■ INSTRUCTION:
Find each line containing the string "matplotlib" and return it.

## Begin RAW DATA

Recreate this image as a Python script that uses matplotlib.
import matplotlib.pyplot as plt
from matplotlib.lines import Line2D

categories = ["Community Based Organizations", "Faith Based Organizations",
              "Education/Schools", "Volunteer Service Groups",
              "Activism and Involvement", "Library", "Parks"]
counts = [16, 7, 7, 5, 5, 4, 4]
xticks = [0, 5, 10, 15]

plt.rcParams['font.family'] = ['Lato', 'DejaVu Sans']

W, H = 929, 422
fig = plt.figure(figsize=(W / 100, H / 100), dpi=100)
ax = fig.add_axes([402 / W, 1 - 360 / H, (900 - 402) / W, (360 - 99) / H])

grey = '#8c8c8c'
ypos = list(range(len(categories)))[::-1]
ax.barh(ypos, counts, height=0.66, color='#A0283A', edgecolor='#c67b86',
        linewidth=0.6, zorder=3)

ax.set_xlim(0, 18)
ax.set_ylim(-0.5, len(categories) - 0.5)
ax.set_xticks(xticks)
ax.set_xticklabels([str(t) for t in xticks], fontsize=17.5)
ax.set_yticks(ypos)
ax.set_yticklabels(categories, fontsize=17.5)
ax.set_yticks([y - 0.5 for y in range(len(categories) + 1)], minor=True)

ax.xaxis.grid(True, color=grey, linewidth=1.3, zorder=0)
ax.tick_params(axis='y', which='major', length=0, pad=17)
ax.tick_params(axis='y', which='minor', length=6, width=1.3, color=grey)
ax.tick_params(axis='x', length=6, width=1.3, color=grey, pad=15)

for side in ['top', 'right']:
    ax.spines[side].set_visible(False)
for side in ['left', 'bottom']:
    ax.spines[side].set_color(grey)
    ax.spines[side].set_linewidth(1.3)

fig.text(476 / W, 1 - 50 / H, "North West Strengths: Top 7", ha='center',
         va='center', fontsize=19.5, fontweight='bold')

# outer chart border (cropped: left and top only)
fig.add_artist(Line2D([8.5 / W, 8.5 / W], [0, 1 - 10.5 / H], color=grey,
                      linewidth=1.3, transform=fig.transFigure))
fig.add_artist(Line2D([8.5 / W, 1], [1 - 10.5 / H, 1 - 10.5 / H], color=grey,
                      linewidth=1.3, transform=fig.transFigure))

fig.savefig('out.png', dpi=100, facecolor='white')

## End RAW DATA

■ ANSWER TO THE TASK:
Recreate this image as a Python script that uses matplotlib.
import matplotlib.pyplot as plt
from matplotlib.lines import Line2D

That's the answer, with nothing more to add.